:: Aim ::
In your copy, include every line of the listing below exactly but none of the pictures.

:: Material provided ::
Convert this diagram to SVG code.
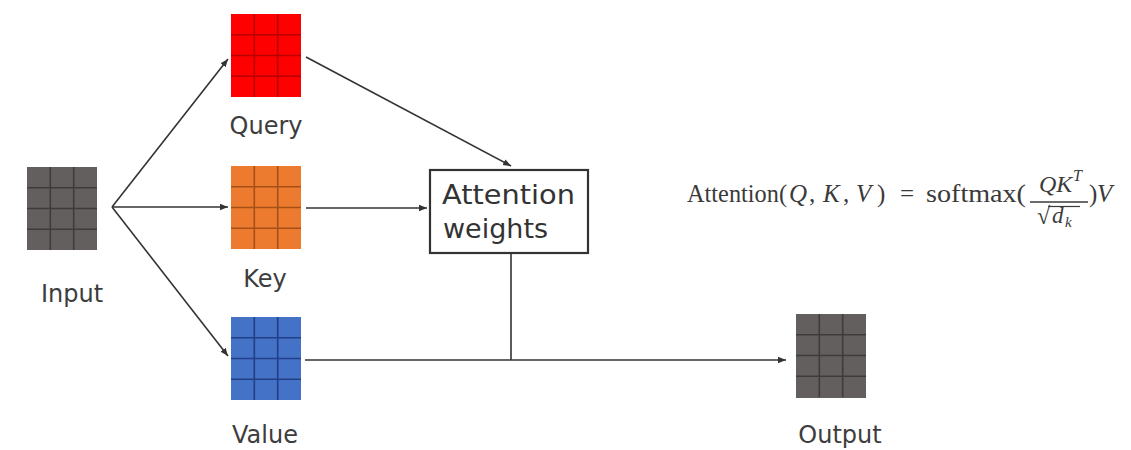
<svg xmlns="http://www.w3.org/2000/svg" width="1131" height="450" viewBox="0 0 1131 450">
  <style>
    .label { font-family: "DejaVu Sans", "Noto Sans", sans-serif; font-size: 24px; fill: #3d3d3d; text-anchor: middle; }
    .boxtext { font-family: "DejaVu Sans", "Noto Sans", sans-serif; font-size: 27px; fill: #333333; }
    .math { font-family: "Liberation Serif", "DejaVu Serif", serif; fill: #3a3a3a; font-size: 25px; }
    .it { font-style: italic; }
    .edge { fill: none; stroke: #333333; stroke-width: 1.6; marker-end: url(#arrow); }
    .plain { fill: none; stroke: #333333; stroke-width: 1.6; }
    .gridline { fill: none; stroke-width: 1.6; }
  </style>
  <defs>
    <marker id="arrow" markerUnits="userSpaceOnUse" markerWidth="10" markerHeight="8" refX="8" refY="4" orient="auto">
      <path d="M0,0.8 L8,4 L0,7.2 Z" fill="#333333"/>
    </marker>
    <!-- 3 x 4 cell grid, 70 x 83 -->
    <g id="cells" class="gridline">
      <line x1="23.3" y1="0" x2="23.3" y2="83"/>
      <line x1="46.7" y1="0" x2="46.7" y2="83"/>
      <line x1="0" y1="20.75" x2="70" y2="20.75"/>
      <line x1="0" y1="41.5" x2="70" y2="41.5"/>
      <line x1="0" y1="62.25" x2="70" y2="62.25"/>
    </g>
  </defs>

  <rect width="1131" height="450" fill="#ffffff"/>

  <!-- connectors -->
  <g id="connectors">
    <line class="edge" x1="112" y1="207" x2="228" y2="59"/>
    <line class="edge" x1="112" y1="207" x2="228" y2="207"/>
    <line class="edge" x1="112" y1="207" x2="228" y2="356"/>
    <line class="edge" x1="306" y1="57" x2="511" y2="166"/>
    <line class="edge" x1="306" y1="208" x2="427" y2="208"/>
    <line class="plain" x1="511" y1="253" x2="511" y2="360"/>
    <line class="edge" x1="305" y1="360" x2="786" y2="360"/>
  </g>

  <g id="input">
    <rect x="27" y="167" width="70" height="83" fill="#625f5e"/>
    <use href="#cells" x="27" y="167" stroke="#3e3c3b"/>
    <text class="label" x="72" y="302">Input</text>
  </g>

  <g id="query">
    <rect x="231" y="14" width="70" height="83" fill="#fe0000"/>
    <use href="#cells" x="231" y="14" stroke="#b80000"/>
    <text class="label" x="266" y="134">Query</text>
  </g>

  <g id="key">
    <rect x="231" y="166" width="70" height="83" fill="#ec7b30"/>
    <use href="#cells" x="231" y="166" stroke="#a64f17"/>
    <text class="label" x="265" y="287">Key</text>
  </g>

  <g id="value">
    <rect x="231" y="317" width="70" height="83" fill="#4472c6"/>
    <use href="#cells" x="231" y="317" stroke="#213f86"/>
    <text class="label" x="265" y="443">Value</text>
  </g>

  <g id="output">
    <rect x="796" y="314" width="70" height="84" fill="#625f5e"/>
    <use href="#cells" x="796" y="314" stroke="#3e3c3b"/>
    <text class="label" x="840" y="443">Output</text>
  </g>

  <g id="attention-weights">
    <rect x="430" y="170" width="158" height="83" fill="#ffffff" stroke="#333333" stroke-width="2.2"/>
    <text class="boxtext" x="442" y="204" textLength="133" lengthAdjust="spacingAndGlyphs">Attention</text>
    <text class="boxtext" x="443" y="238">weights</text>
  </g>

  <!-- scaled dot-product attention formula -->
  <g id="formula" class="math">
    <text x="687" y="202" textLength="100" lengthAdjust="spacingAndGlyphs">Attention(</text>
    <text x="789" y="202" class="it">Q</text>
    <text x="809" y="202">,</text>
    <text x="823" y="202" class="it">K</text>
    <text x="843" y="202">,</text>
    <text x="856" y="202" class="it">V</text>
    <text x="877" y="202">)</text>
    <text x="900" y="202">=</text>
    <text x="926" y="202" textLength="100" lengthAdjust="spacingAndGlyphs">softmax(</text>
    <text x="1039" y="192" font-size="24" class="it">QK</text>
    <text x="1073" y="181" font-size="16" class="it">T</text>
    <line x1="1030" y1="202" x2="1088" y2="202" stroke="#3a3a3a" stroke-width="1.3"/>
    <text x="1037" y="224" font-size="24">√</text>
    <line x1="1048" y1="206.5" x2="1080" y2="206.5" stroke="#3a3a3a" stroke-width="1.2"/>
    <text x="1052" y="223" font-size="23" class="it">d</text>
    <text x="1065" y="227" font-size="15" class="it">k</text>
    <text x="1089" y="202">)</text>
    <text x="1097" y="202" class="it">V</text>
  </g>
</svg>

:: Exercise solution ::
Convert this diagram to SVG code.
<svg xmlns="http://www.w3.org/2000/svg" width="1131" height="450" viewBox="0 0 1131 450">
  <style>
    .label { font-family: "DejaVu Sans", "Noto Sans", sans-serif; font-size: 24px; fill: #3d3d3d; text-anchor: middle; }
    .boxtext { font-family: "DejaVu Sans", "Noto Sans", sans-serif; font-size: 27px; fill: #333333; }
    .math { font-family: "Liberation Serif", "DejaVu Serif", serif; fill: #3a3a3a; font-size: 25px; }
    .it { font-style: italic; }
    .edge { fill: none; stroke: #333333; stroke-width: 1.6; marker-end: url(#arrow); }
    .plain { fill: none; stroke: #333333; stroke-width: 1.6; }
    .gridline { fill: none; stroke-width: 1.6; }
  </style>
  <defs>
    <marker id="arrow" markerUnits="userSpaceOnUse" markerWidth="10" markerHeight="8" refX="8" refY="4" orient="auto">
      <path d="M0,0.8 L8,4 L0,7.2 Z" fill="#333333"/>
    </marker>
    <!-- 3 x 4 cell grid, 70 x 83 -->
    <g id="cells" class="gridline">
      <line x1="23.3" y1="0" x2="23.3" y2="83"/>
      <line x1="46.7" y1="0" x2="46.7" y2="83"/>
      <line x1="0" y1="20.75" x2="70" y2="20.75"/>
      <line x1="0" y1="41.5" x2="70" y2="41.5"/>
      <line x1="0" y1="62.25" x2="70" y2="62.25"/>
    </g>
  </defs>

  <rect width="1131" height="450" fill="#ffffff"/>

  <!-- connectors -->
  <g id="connectors">
    <line class="edge" x1="112" y1="207" x2="228" y2="59"/>
    <line class="edge" x1="112" y1="207" x2="228" y2="207"/>
    <line class="edge" x1="112" y1="207" x2="228" y2="356"/>
    <line class="edge" x1="306" y1="57" x2="511" y2="166"/>
    <line class="edge" x1="306" y1="208" x2="427" y2="208"/>
    <line class="plain" x1="511" y1="253" x2="511" y2="360"/>
    <line class="edge" x1="305" y1="360" x2="786" y2="360"/>
  </g>

  <g id="input">
    <rect x="27" y="167" width="70" height="83" fill="#625f5e"/>
    <use href="#cells" x="27" y="167" stroke="#3e3c3b"/>
    <text class="label" x="72" y="302">Input</text>
  </g>

  <g id="query">
    <rect x="231" y="14" width="70" height="83" fill="#fe0000"/>
    <use href="#cells" x="231" y="14" stroke="#b80000"/>
    <text class="label" x="266" y="134">Query</text>
  </g>

  <g id="key">
    <rect x="231" y="166" width="70" height="83" fill="#ec7b30"/>
    <use href="#cells" x="231" y="166" stroke="#a64f17"/>
    <text class="label" x="265" y="287">Key</text>
  </g>

  <g id="value">
    <rect x="231" y="317" width="70" height="83" fill="#4472c6"/>
    <use href="#cells" x="231" y="317" stroke="#213f86"/>
    <text class="label" x="265" y="443">Value</text>
  </g>

  <g id="output">
    <rect x="796" y="314" width="70" height="84" fill="#625f5e"/>
    <use href="#cells" x="796" y="314" stroke="#3e3c3b"/>
    <text class="label" x="840" y="443">Output</text>
  </g>

  <g id="attention-weights">
    <rect x="430" y="170" width="158" height="83" fill="#ffffff" stroke="#333333" stroke-width="2.2"/>
    <text class="boxtext" x="442" y="204" textLength="133" lengthAdjust="spacingAndGlyphs">Attention</text>
    <text class="boxtext" x="443" y="238">weights</text>
  </g>

  <!-- scaled dot-product attention formula -->
  <g id="formula" class="math">
    <text x="687" y="202" textLength="100" lengthAdjust="spacingAndGlyphs">Attention(</text>
    <text x="789" y="202" class="it">Q</text>
    <text x="809" y="202">,</text>
    <text x="823" y="202" class="it">K</text>
    <text x="843" y="202">,</text>
    <text x="856" y="202" class="it">V</text>
    <text x="877" y="202">)</text>
    <text x="900" y="202">=</text>
    <text x="926" y="202" textLength="100" lengthAdjust="spacingAndGlyphs">softmax(</text>
    <text x="1039" y="192" font-size="24" class="it">QK</text>
    <text x="1073" y="181" font-size="16" class="it">T</text>
    <line x1="1030" y1="202" x2="1088" y2="202" stroke="#3a3a3a" stroke-width="1.3"/>
    <text x="1037" y="224" font-size="24">√</text>
    <line x1="1048" y1="206.5" x2="1080" y2="206.5" stroke="#3a3a3a" stroke-width="1.2"/>
    <text x="1052" y="223" font-size="23" class="it">d</text>
    <text x="1065" y="227" font-size="15" class="it">k</text>
    <text x="1089" y="202">)</text>
    <text x="1097" y="202" class="it">V</text>
  </g>
</svg>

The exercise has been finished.